WHAT IS BEING ASKED ::
Set down each line of the data below exactly as it stands, dropping the pictures.
— Begin —
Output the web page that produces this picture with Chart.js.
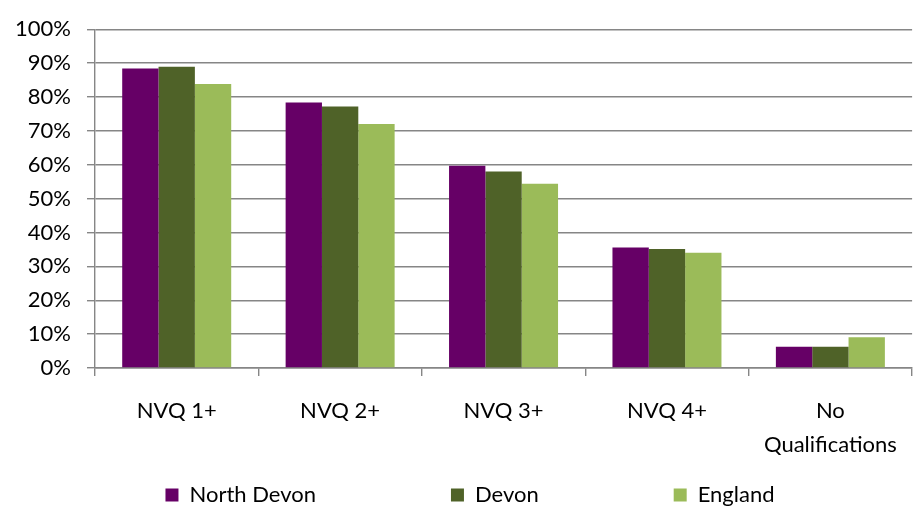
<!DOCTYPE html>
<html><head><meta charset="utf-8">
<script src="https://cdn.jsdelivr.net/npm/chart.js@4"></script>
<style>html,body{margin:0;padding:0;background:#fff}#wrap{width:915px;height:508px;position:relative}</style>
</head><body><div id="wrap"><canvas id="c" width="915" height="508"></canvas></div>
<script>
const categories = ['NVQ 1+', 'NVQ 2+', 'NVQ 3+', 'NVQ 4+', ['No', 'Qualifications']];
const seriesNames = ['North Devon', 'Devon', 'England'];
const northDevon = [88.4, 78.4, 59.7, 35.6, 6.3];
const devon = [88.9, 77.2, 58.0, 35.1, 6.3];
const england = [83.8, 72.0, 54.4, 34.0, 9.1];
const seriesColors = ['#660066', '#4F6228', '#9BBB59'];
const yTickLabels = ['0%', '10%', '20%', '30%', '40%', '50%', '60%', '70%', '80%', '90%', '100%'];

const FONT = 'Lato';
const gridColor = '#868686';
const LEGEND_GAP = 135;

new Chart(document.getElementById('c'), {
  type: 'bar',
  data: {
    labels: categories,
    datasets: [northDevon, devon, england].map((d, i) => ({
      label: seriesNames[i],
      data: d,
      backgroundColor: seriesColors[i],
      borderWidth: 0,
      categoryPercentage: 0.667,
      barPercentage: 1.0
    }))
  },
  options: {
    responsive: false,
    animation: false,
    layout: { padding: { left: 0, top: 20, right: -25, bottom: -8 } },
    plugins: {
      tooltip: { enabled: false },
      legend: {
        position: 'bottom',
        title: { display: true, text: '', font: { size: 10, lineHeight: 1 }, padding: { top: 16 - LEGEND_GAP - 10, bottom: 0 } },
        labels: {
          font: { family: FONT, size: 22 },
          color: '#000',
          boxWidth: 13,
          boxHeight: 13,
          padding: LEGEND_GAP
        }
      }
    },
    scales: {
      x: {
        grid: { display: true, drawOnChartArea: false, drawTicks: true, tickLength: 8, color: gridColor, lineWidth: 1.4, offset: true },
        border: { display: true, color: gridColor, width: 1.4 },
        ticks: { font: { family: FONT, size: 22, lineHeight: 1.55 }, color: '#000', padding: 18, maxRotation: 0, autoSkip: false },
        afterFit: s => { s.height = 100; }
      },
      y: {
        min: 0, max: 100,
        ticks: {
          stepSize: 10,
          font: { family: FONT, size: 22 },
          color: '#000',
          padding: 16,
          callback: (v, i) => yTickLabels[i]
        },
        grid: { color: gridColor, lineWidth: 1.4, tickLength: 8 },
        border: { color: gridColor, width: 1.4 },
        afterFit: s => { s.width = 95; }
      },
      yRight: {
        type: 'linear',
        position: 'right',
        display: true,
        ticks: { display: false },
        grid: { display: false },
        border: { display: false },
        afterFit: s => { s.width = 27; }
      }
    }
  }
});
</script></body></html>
— End —
FINISHED EXERCISE ::
Output the web page that produces this picture with Chart.js.
<!DOCTYPE html>
<html><head><meta charset="utf-8">
<script src="https://cdn.jsdelivr.net/npm/chart.js@4"></script>
<style>html,body{margin:0;padding:0;background:#fff}#wrap{width:915px;height:508px;position:relative}</style>
</head><body><div id="wrap"><canvas id="c" width="915" height="508"></canvas></div>
<script>
const categories = ['NVQ 1+', 'NVQ 2+', 'NVQ 3+', 'NVQ 4+', ['No', 'Qualifications']];
const seriesNames = ['North Devon', 'Devon', 'England'];
const northDevon = [88.4, 78.4, 59.7, 35.6, 6.3];
const devon = [88.9, 77.2, 58.0, 35.1, 6.3];
const england = [83.8, 72.0, 54.4, 34.0, 9.1];
const seriesColors = ['#660066', '#4F6228', '#9BBB59'];
const yTickLabels = ['0%', '10%', '20%', '30%', '40%', '50%', '60%', '70%', '80%', '90%', '100%'];

const FONT = 'Lato';
const gridColor = '#868686';
const LEGEND_GAP = 135;

new Chart(document.getElementById('c'), {
  type: 'bar',
  data: {
    labels: categories,
    datasets: [northDevon, devon, england].map((d, i) => ({
      label: seriesNames[i],
      data: d,
      backgroundColor: seriesColors[i],
      borderWidth: 0,
      categoryPercentage: 0.667,
      barPercentage: 1.0
    }))
  },
  options: {
    responsive: false,
    animation: false,
    layout: { padding: { left: 0, top: 20, right: -25, bottom: -8 } },
    plugins: {
      tooltip: { enabled: false },
      legend: {
        position: 'bottom',
        title: { display: true, text: '', font: { size: 10, lineHeight: 1 }, padding: { top: 16 - LEGEND_GAP - 10, bottom: 0 } },
        labels: {
          font: { family: FONT, size: 22 },
          color: '#000',
          boxWidth: 13,
          boxHeight: 13,
          padding: LEGEND_GAP
        }
      }
    },
    scales: {
      x: {
        grid: { display: true, drawOnChartArea: false, drawTicks: true, tickLength: 8, color: gridColor, lineWidth: 1.4, offset: true },
        border: { display: true, color: gridColor, width: 1.4 },
        ticks: { font: { family: FONT, size: 22, lineHeight: 1.55 }, color: '#000', padding: 18, maxRotation: 0, autoSkip: false },
        afterFit: s => { s.height = 100; }
      },
      y: {
        min: 0, max: 100,
        ticks: {
          stepSize: 10,
          font: { family: FONT, size: 22 },
          color: '#000',
          padding: 16,
          callback: (v, i) => yTickLabels[i]
        },
        grid: { color: gridColor, lineWidth: 1.4, tickLength: 8 },
        border: { color: gridColor, width: 1.4 },
        afterFit: s => { s.width = 95; }
      },
      yRight: {
        type: 'linear',
        position: 'right',
        display: true,
        ticks: { display: false },
        grid: { display: false },
        border: { display: false },
        afterFit: s => { s.width = 27; }
      }
    }
  }
});
</script></body></html>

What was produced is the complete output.